[Figure scripts]
=======

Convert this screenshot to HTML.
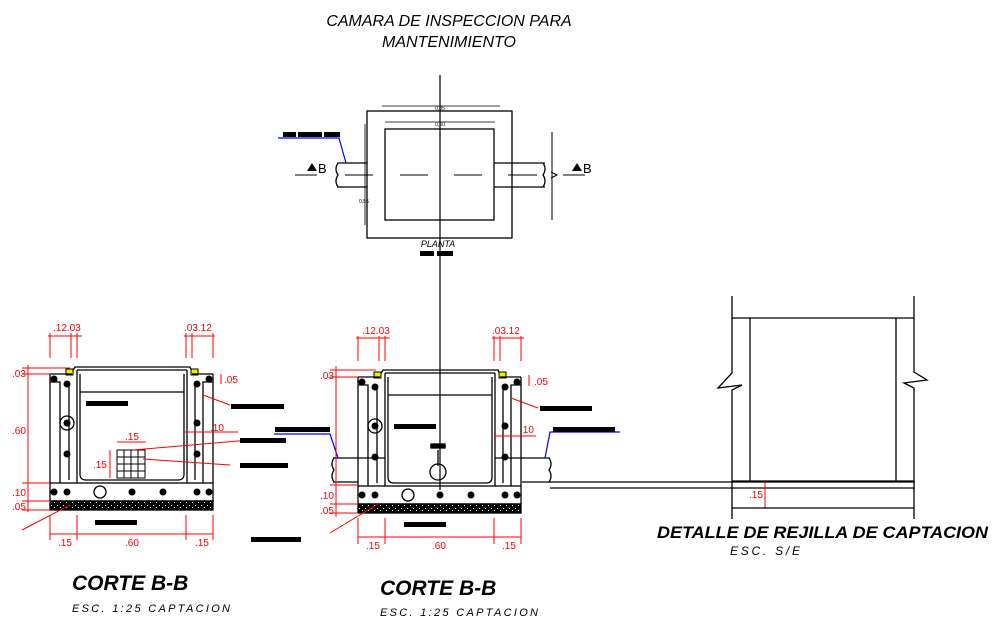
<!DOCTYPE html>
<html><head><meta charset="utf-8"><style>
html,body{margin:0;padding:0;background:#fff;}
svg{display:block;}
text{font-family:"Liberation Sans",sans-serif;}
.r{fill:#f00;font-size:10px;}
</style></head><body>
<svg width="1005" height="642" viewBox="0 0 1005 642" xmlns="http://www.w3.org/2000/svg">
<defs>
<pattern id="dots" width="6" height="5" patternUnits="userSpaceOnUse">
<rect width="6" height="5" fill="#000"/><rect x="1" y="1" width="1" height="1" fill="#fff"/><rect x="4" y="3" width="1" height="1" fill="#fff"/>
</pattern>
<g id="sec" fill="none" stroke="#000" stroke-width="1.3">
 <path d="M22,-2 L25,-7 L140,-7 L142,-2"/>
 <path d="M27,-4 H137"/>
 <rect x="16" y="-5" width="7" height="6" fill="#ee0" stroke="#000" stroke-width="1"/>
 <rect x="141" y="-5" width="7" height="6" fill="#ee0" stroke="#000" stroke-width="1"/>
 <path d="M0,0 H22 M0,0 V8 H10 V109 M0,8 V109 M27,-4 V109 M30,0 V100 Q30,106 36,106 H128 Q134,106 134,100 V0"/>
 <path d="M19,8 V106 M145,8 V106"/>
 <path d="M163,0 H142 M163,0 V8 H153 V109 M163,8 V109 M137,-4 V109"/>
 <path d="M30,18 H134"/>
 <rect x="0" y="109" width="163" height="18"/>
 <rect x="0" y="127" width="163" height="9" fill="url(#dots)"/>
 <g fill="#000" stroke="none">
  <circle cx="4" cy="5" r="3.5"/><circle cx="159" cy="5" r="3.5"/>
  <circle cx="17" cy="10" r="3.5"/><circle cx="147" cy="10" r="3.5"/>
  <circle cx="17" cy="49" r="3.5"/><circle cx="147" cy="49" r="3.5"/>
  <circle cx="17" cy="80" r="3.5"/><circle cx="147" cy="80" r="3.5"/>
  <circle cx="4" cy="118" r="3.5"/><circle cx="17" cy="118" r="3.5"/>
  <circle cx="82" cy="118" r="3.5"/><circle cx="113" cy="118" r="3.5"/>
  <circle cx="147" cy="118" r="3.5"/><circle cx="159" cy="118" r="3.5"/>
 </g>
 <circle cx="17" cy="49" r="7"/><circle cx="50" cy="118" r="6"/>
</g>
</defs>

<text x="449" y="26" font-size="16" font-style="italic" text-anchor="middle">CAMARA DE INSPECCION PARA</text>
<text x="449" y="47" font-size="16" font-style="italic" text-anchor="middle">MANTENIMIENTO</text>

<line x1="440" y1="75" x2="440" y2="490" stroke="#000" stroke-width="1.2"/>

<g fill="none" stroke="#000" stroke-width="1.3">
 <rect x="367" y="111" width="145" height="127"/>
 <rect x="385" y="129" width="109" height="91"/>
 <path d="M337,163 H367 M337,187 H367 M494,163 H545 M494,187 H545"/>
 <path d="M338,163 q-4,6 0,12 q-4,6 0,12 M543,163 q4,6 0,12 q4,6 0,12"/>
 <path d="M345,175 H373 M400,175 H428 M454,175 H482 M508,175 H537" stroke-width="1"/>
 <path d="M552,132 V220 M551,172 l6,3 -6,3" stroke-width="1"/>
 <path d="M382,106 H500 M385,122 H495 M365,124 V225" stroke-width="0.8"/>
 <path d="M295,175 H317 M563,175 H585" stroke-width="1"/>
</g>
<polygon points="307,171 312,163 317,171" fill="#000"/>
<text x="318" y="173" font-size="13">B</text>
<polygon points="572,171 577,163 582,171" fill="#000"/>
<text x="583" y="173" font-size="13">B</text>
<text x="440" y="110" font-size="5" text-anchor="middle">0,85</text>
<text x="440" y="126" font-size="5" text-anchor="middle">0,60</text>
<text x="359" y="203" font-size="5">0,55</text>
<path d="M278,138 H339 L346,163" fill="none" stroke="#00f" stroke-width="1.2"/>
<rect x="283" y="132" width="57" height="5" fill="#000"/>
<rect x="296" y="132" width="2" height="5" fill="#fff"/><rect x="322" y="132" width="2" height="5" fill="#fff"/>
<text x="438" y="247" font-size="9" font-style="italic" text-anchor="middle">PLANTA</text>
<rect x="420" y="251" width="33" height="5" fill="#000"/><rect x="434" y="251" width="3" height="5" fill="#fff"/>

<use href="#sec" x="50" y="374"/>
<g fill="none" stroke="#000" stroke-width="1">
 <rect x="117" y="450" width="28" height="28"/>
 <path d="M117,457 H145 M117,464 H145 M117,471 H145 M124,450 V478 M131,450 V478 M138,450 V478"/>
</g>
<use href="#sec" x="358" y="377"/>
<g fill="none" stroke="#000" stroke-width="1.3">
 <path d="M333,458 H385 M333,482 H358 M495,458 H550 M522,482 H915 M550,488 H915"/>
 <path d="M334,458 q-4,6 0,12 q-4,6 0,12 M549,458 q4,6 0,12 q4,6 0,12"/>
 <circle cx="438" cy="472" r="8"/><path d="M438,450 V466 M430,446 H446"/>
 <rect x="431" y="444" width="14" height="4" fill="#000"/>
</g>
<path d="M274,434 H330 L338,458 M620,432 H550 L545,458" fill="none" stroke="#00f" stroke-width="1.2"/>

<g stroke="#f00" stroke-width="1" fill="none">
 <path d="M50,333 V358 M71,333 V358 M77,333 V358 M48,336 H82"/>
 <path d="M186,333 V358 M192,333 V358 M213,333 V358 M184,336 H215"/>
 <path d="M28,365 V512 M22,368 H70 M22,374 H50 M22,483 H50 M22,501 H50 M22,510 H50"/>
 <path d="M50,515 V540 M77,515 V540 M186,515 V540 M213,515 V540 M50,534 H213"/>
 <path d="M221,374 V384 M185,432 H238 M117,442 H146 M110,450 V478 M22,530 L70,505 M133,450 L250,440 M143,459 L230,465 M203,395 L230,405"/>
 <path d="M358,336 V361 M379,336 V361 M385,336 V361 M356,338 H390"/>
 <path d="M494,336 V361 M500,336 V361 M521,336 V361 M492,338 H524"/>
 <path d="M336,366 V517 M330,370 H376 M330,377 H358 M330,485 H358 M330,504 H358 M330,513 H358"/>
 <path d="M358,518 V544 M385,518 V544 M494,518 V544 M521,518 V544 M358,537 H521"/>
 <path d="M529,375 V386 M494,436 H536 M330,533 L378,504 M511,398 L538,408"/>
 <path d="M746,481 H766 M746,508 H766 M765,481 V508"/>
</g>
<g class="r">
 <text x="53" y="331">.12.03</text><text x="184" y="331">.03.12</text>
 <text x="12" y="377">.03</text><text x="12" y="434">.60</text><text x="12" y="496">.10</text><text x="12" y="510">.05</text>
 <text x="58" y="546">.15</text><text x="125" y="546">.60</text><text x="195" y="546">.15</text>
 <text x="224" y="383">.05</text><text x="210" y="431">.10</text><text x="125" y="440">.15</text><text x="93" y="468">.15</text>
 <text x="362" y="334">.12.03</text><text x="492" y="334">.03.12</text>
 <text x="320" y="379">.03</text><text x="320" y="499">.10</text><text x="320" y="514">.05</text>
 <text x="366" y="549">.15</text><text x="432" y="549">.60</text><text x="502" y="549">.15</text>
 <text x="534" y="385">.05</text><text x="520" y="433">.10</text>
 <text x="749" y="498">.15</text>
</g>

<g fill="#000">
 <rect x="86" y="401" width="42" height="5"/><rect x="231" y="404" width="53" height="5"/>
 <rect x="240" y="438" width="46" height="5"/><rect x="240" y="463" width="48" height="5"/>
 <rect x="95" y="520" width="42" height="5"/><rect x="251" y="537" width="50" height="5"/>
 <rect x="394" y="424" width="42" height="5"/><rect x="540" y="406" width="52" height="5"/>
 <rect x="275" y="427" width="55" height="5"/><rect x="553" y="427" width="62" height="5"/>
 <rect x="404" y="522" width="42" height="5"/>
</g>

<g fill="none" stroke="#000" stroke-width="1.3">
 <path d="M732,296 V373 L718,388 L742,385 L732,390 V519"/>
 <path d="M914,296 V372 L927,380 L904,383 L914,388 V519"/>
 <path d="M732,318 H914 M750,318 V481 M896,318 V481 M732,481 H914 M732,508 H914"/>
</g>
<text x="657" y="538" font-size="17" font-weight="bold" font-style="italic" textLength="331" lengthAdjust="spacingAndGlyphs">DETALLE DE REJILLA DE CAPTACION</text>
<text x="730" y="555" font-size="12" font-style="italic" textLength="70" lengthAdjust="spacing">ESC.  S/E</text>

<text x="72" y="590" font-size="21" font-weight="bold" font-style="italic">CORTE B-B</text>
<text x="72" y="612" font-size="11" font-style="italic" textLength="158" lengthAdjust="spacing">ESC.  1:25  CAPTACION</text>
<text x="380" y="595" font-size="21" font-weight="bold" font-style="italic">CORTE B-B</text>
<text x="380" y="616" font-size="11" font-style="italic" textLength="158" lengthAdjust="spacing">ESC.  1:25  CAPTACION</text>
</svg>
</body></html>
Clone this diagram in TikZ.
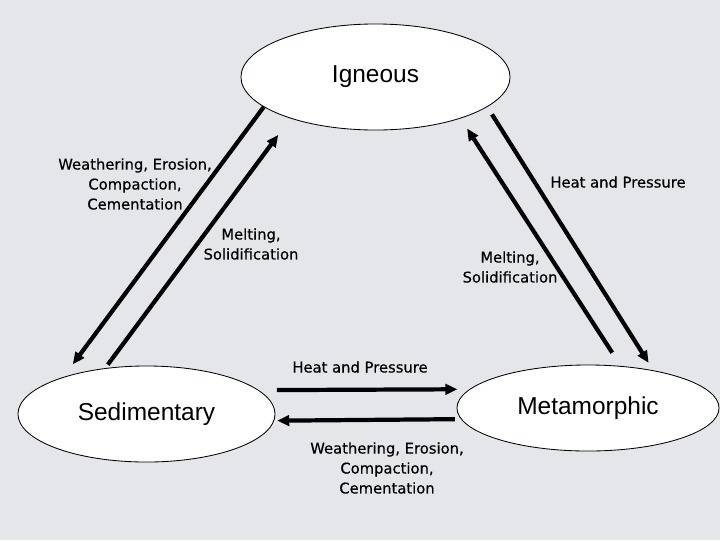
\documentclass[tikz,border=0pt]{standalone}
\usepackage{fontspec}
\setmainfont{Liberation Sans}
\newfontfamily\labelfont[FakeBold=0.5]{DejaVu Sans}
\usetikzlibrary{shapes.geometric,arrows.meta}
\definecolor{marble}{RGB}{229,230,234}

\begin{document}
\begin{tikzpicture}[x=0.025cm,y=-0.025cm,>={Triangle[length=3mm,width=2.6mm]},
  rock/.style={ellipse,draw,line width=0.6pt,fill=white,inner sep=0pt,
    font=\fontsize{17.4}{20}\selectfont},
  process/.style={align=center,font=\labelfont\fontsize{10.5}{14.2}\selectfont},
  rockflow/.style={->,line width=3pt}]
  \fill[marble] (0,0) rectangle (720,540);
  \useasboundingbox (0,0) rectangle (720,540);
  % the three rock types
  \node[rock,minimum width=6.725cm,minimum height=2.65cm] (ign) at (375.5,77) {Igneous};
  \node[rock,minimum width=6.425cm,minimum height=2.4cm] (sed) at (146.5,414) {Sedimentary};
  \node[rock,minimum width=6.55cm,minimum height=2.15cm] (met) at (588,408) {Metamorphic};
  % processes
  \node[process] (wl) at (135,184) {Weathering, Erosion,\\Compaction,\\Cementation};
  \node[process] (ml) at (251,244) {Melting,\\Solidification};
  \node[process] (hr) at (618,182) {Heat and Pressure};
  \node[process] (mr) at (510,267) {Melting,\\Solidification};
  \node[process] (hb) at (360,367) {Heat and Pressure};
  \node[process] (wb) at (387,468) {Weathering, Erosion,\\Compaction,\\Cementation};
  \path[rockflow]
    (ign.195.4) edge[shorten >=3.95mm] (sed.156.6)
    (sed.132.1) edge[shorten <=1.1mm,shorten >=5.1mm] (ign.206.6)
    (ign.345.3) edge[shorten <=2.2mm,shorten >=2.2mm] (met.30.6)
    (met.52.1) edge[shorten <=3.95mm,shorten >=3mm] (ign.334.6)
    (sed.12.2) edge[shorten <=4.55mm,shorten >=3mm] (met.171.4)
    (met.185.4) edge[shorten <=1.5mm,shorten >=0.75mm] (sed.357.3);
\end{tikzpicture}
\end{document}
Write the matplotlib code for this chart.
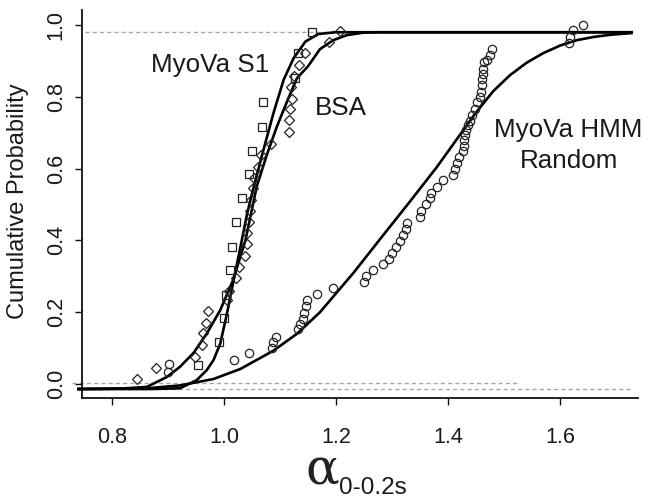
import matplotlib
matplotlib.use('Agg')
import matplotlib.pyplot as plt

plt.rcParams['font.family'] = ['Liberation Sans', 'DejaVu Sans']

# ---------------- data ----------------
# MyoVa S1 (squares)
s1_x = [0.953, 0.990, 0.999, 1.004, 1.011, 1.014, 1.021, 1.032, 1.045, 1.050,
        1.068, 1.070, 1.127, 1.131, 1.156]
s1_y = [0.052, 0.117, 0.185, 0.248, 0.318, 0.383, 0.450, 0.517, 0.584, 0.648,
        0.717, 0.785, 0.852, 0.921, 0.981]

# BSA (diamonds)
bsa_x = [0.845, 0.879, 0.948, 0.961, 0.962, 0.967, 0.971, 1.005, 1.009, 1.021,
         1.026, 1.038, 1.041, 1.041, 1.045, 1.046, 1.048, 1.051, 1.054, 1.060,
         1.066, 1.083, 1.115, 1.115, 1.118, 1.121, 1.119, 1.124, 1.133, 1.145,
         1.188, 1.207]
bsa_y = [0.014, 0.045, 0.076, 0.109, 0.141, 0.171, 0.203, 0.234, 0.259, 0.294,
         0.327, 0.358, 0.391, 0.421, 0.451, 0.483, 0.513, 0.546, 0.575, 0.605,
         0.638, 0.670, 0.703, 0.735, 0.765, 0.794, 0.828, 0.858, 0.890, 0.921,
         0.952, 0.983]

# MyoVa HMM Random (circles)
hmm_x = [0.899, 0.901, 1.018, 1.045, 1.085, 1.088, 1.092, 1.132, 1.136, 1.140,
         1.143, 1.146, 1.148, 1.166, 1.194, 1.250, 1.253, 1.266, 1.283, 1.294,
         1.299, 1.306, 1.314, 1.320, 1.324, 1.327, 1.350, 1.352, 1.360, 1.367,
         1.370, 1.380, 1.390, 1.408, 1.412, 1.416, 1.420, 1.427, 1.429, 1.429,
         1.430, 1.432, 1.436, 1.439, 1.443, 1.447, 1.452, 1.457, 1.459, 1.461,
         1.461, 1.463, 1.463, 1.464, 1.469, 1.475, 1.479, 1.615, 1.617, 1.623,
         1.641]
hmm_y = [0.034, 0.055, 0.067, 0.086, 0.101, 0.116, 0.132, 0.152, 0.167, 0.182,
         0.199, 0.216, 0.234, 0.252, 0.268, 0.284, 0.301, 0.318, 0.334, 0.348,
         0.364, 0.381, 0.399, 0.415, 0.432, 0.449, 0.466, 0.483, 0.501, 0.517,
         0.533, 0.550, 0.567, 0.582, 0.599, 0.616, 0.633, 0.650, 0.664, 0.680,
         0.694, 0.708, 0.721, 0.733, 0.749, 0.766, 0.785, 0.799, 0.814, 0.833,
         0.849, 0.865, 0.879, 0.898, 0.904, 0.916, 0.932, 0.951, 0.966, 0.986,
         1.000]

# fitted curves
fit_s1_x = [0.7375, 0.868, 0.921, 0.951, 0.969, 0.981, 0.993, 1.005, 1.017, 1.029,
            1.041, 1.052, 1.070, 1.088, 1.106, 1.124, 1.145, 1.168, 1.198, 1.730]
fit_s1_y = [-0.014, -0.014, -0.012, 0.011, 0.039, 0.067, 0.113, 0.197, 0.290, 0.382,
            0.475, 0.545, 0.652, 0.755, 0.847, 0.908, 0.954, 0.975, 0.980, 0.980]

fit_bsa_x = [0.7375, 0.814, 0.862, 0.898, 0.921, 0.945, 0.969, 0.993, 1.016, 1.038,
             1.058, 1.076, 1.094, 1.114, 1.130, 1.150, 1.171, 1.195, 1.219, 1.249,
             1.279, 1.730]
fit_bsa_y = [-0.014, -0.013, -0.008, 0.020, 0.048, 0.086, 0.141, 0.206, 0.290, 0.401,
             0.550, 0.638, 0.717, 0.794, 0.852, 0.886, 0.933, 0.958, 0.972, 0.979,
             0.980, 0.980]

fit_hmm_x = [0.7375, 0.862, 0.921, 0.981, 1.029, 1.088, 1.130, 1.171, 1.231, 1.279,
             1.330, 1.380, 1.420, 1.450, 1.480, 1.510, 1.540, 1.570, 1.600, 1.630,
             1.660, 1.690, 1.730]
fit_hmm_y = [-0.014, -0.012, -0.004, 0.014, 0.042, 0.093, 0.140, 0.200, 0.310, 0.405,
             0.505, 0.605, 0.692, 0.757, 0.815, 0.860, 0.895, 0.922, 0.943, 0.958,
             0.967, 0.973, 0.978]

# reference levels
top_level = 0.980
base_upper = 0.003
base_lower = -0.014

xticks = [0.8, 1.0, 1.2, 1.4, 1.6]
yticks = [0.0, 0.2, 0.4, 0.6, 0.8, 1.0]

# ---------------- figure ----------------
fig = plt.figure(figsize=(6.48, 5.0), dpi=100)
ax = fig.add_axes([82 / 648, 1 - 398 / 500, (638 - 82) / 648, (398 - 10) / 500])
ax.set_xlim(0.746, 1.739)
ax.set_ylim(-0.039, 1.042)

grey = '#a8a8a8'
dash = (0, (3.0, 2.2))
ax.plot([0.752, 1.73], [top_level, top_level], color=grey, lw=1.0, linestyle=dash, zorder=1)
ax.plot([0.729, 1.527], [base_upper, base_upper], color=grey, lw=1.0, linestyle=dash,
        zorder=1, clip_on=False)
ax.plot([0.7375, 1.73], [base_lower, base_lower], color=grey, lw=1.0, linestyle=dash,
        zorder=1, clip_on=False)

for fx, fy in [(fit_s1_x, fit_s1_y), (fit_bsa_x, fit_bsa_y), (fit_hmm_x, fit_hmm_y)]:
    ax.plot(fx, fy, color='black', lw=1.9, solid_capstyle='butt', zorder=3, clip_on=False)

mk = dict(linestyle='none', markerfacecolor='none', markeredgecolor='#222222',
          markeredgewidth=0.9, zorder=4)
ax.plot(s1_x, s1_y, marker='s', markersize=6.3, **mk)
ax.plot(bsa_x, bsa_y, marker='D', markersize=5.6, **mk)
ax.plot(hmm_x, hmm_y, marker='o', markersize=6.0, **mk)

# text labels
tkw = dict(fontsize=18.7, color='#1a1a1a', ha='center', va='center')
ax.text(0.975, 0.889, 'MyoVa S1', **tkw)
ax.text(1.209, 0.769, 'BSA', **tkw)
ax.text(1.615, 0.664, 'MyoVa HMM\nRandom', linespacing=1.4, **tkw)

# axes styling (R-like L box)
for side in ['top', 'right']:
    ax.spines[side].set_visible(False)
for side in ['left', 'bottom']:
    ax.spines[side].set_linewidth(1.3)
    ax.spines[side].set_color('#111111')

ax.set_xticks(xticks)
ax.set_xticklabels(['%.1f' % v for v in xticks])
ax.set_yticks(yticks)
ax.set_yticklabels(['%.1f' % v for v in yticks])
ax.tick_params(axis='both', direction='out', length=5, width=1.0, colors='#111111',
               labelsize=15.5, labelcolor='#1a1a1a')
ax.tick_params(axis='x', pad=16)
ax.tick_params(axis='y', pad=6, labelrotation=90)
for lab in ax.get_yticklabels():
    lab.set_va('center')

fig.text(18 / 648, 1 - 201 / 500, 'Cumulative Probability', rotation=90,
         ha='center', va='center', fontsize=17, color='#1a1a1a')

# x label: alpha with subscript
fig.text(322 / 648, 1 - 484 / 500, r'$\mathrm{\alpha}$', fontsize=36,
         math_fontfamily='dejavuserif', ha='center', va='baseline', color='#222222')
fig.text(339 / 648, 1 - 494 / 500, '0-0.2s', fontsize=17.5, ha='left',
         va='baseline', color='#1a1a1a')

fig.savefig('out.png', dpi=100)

=======

Brief: Pictures are not part of the copy. Write out only the lines from the one containing "Write the matplotlib code for this chart." through the one containing "0.952, 0.983]", exactly as they stand, both included.

Full response:
Write the matplotlib code for this chart.
import matplotlib
matplotlib.use('Agg')
import matplotlib.pyplot as plt

plt.rcParams['font.family'] = ['Liberation Sans', 'DejaVu Sans']

# ---------------- data ----------------
# MyoVa S1 (squares)
s1_x = [0.953, 0.990, 0.999, 1.004, 1.011, 1.014, 1.021, 1.032, 1.045, 1.050,
        1.068, 1.070, 1.127, 1.131, 1.156]
s1_y = [0.052, 0.117, 0.185, 0.248, 0.318, 0.383, 0.450, 0.517, 0.584, 0.648,
        0.717, 0.785, 0.852, 0.921, 0.981]

# BSA (diamonds)
bsa_x = [0.845, 0.879, 0.948, 0.961, 0.962, 0.967, 0.971, 1.005, 1.009, 1.021,
         1.026, 1.038, 1.041, 1.041, 1.045, 1.046, 1.048, 1.051, 1.054, 1.060,
         1.066, 1.083, 1.115, 1.115, 1.118, 1.121, 1.119, 1.124, 1.133, 1.145,
         1.188, 1.207]
bsa_y = [0.014, 0.045, 0.076, 0.109, 0.141, 0.171, 0.203, 0.234, 0.259, 0.294,
         0.327, 0.358, 0.391, 0.421, 0.451, 0.483, 0.513, 0.546, 0.575, 0.605,
         0.638, 0.670, 0.703, 0.735, 0.765, 0.794, 0.828, 0.858, 0.890, 0.921,
         0.952, 0.983]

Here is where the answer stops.